The crisis began when The Daily Telegraph began to publish details of MPs’ expenses claims for the last four years. The details – from a stolen data disc paid for by the newspaper – revealed that hundreds of MPs had been abusing the expenses system to claim thousands of pounds to which they were not entitled.

The first article published by the paper concentrated on members of the Government. It revealed that the Prime Minister, Gordon Brown, had paid his brother £6,000 for “cleaning services” at his private flat in Westminster. Mr Brown said they had used the same cleaner and that he simply paid his brother a share of the cost.

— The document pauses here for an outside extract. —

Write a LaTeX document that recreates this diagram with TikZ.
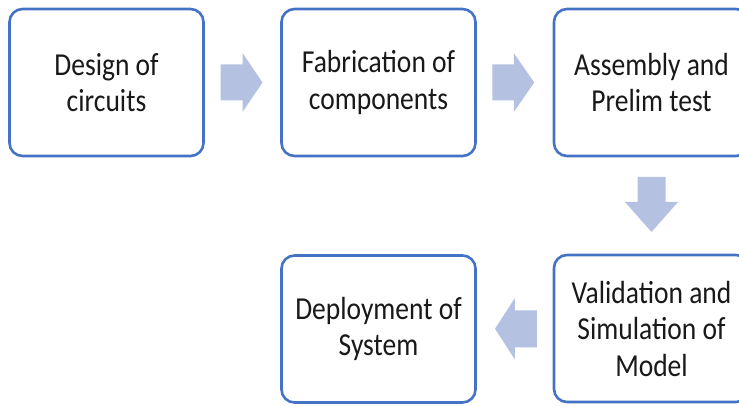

The Justice Secretary, Jack Straw, admitted he had over-claimed for both is council tax and for mortgage bills, while Lord Mandelson, the Business Secretary, claimed thousands of pounds to improve his constituency home after he had announced his resignation as an MP. He then sold the property for a profit of £136,000.

Hazel Blears, the Communities Secretary, claimed for three different properties in a single year. She spent almost £5,000 on furniture in three months after buying the third flat in an upmarket area of London.

David Miliband, the Foreign Secretary, spent hundreds of pounds on gardening at his constituency home — leading his gardener to question whether it was necessary to spend the money on pot plants “given [the] relatively short time you’ll be here”.

Northern Ireland Secretary Shaun Woodward, the wealthiest member of the Cabinet, received £100,000 to help pay the mortgage interest on a £1.35 million flat, while the former deputy prime minister, John Prescott, claimed for two lavatory seats in two years and had mock Tudor beams attached to the front of his house.

Most of these claims were made for something called the Additional Costs Allowance (ACA). The ACA is supposed to reimburse MPs for the cost of renting, mortgage interest payments or staying in a hotel in London. In fact, many MPs use it to buy a property in London. Of the 586 MPs who claimed the allowance in 2007, more than half claimed over 90 per cent of the £22,110 maximum. According to the MPs’ rule book, the Green Book: “The ACA reimburses MPs for expenses wholly, exclusively and necessarily incurred when staying overnight away from their main UK residence for the purpose of performing parliamentary duties. This excludes expenses… incurred for… personal or political purposes.”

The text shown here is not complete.